NABATIEH, Lebanon — The pock marks on the walls of 45-year-old Salima Barakat’s house are not unusual for this part of southern Lebanon. Bullet and shrapnel marks of varying ages remind longtime residents of the many wars and occupations, notably the 2006 conflict between Israel and Hezbollah.
Less visable are the scars on Salima’s own body, which also tell a story — that of one of millions of cluster bombs dropped by Israel during the 2006 offensive. It landed in Salima’s kitchen, exploded and left shrapnel lodged in various parts of her anatomy.
“It tore my intestines open,” says Barakat, pulling at her stomach through her acid-green overgarment. “My fingers were hurt and some hit my head. Some fragments came through the sole of my foot up to the upper foot and it still hurts.”
The 2006 conflict also added to the layers of mines laid in previous conflicts, wars and occupations. Some 205 square kilometers of Lebanese soil remain contaminated — 165 square kilometers by mines and some 40 square kilometers by cluster bombs.
Particularly hard-hit is southern Lebanon, where the local economy is dependent on agriculture. In Salima’s olive grove, 10 of the trees were felled during the conflict and the rest didn’t bear olives for two years, she says. Southern Lebanon’s agricultural output is estimated to have shrunk 25 percent due to contaminated land and damaged plantations.
But on the hill slopes around Salima’s house, several de-mining teams are hard at work trying to win back precious terrain and reverse the fortunes of the people living here. From afar, they look like clusters of beetles, their helmets, visors and body armor glistening occasionally under the hot Lebanese sun.
“Now we have a really big effect,” says Hamad Dothman, 34, a site manager for U.K.-based de-mining NGO Mine Action Group (MAG). He oversees several teams at work not far from Salima Barakat’s house. “You can see all the locals now planting their land and building their new houses and you can see many new constructions.”
But these days, the teams are never sure if they will be back at work the following week. De-mining in Lebanon has all but ground to a halt since the global recession hit.
Lebanon was one of the land mine hot spots in the world that was within sight of full clearance. Experts envisaged a Lebanon free of land mines and cluster bombs as early as the end of next year. But that was before the money began to dry up.
Since 2007, the number of de-mining teams clearing Lebanese soil has shrunk almost threefold to just over 40 teams.

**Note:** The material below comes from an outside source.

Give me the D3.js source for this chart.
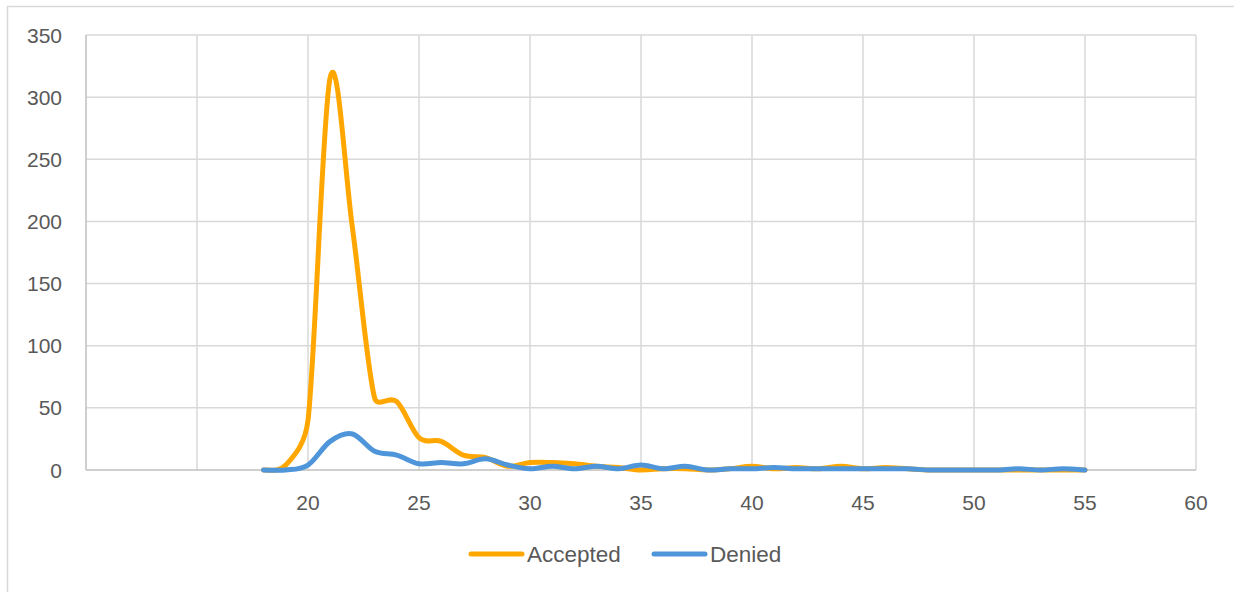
<!DOCTYPE html>
<html>
<head>
<meta charset="utf-8">
<script src="https://cdn.jsdelivr.net/npm/d3@7"></script>
<style>
  html, body { margin: 0; padding: 0; background: #fff; }
  svg { display: block; }
  text { font-family: "Liberation Sans", Arial, sans-serif; fill: #595959; }
</style>
</head>
<body>
<svg id="chart" width="1234" height="592"></svg>
<script>
const ages = [18,19,20,21,22,23,24,25,26,27,28,29,30,31,32,33,34,35,36,37,38,39,40,41,42,43,44,45,46,47,48,49,50,51,52,53,54,55];
const accepted = [0,4,40,316,195,58,55,26,23,12,10,3,6,6,5,3,2,0,1,1,0,1,3,1,2,1,3,1,2,1,0,0,0,0,0,0,0,0];
const denied   = [0,0,4,23,29,15,12,5,6,5,9,4,1,3,1,3,1,4,1,3,0,1,1,2,1,1,1,1,1,1,0,0,0,0,1,0,1,0];
const xTicks = [10,15,20,25,30,35,40,45,50,55,60];
const xTickLabels = ["","","20","25","30","35","40","45","50","55","60"];
const yTicks = [0,50,100,150,200,250,300,350];
const seriesNames = ["Accepted","Denied"];
const seriesColors = ["#FFA700","#4E95D9"];

// Spreadsheet-style smoothing: Catmull-Rom tangents (1/6) clamped to half the segment length
function SmoothCurve(context) { this._context = context; }
SmoothCurve.prototype = {
  areaStart() {}, areaEnd() {},
  lineStart() { this._p = []; },
  point(px, py) { this._p.push([+px, +py]); },
  lineEnd() {
    const p = this._p, c = this._context, n = p.length;
    if (!n) return;
    c.moveTo(p[0][0], p[0][1]);
    const dist = (a, b) => Math.hypot(b[0]-a[0], b[1]-a[1]);
    for (let i = 0; i < n - 1; i++) {
      const p0 = p[Math.max(0, i-1)], p1 = p[i], p2 = p[i+1], p3 = p[Math.min(n-1, i+2)];
      const d12 = dist(p1, p2);
      let v1 = [(p2[0]-p0[0])/6, (p2[1]-p0[1])/6];
      let v2 = [(p3[0]-p1[0])/6, (p3[1]-p1[1])/6];
      const l1 = Math.hypot(v1[0], v1[1]), l2 = Math.hypot(v2[0], v2[1]);
      if (l1 > d12/2 && l1 > 0) { const s = (d12/2)/l1; v1 = [v1[0]*s, v1[1]*s]; }
      if (l2 > d12/2 && l2 > 0) { const s = (d12/2)/l2; v2 = [v2[0]*s, v2[1]*s]; }
      c.bezierCurveTo(p1[0]+v1[0], p1[1]+v1[1], p2[0]-v2[0], p2[1]-v2[1], p2[0], p2[1]);
    }
  }
};
const curveSmooth = ctx => new SmoothCurve(ctx);

const svg = d3.select("#chart");
const L = 86, R = 1196, T = 35, B = 470;

svg.append("rect").attr("x",7.5).attr("y",6.5).attr("width",1240).attr("height",600)
  .attr("fill","none").attr("stroke","#d9d9d9").attr("stroke-width",1.5);

const x = d3.scaleLinear().domain([10,60]).range([L,R]);
const y = d3.scaleLinear().domain([0,350]).range([B,T]);

const g = svg.append("g");
g.selectAll(".vg").data(xTicks.slice(1)).join("line")
  .attr("x1",d=>x(d)).attr("x2",d=>x(d)).attr("y1",T).attr("y2",B)
  .attr("stroke","#d9d9d9").attr("stroke-width",1.5);
g.selectAll(".hg").data(yTicks.slice(1)).join("line")
  .attr("x1",L).attr("x2",R).attr("y1",d=>y(d)).attr("y2",d=>y(d))
  .attr("stroke","#d9d9d9").attr("stroke-width",1.5);

svg.append("line").attr("x1",L).attr("x2",L).attr("y1",T).attr("y2",B)
  .attr("stroke","#bfbfbf").attr("stroke-width",1.5);
svg.append("line").attr("x1",L).attr("x2",R).attr("y1",B).attr("y2",B)
  .attr("stroke","#bfbfbf").attr("stroke-width",1.5);

svg.selectAll(".yl").data(yTicks).join("text")
  .attr("x",62).attr("y",d=>y(d)+7.5).attr("text-anchor","end")
  .attr("font-size",21).text(d=>d);

svg.selectAll(".xl").data(xTicks).join("text")
  .attr("x",d=>x(d)).attr("y",510).attr("text-anchor","middle")
  .attr("font-size",21).text((d,i)=>xTickLabels[i]);

const line = d3.line().x(d=>x(d[0])).y(d=>y(d[1])).curve(curveSmooth);
[accepted, denied].forEach((vals,i)=>{
  svg.append("path").datum(ages.map((a,j)=>[a, vals[j]]))
    .attr("d",line).attr("fill","none").attr("stroke",seriesColors[i])
    .attr("stroke-width",5).attr("stroke-linecap","round").attr("stroke-linejoin","round");
});

const legendX = [469, 652];
seriesNames.forEach((n,i)=>{
  svg.append("line").attr("x1",legendX[i]+2).attr("x2",legendX[i]+53)
    .attr("y1",554).attr("y2",554).attr("stroke",seriesColors[i])
    .attr("stroke-width",5).attr("stroke-linecap","round");
  svg.append("text").attr("x",legendX[i]+58).attr("y",562)
    .attr("font-size",22.5).text(n);
});
</script>
</body>
</html>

Many of the NGOs have had to pull their Lebanese teams and refocus their resources on more acute mine hot spots, such as Iraq, Gaza and the Republic of Congo.
“The war in Lebanon occurred three years ago and since then we have had earthquakes, and major wars,” said Christine Bennike, Lebanon country manager for Mine Advisory Group. “So of course funding will be realigned to where the most recent disaster or needs are.”
For people living here, this realignment simply means the mines — and the danger and hardship they bring — will be around for much longer.
“It also means there will be an increased number of civilian casualties,” Bennike says. “These are the negative results of lack of funding.”
Remaining NGOs like Mine Advisory Group are having to shake foreign governments — their traditional funding sources — harder for cash. But they’re also having to innovate and develop new funding models in order to stay operational.
“We’re only limited by our imaginations,” said Bennike, who spends much of her time researching and writing up grant proposals to unlock funds to replace those she once could rely on from foreign governments.
To many Lebanese, mine clearance has been somewhat an international problem solved with international money — until now. The funding crisis and the disappearance of de-mining NGOs is shifting the issue squarely into the domestic realm. The Lebanese Army is having to pick up the slack left in the wake of departing NGOs by training and putting its own teams out on the field. The next step is to open and stimulate domestic channels of funding to the problem.
“This is Lebanon and we’d like the Lebanese to start to participate in funding and providing support for us,” Bennike said.
In the meantime, Lebanon’s dwindling army of de-miners will continue their increasingly painstaking task and Salima Barakat, like much of southern Lebanon, awaits her olive grove to bear a full harvest once again.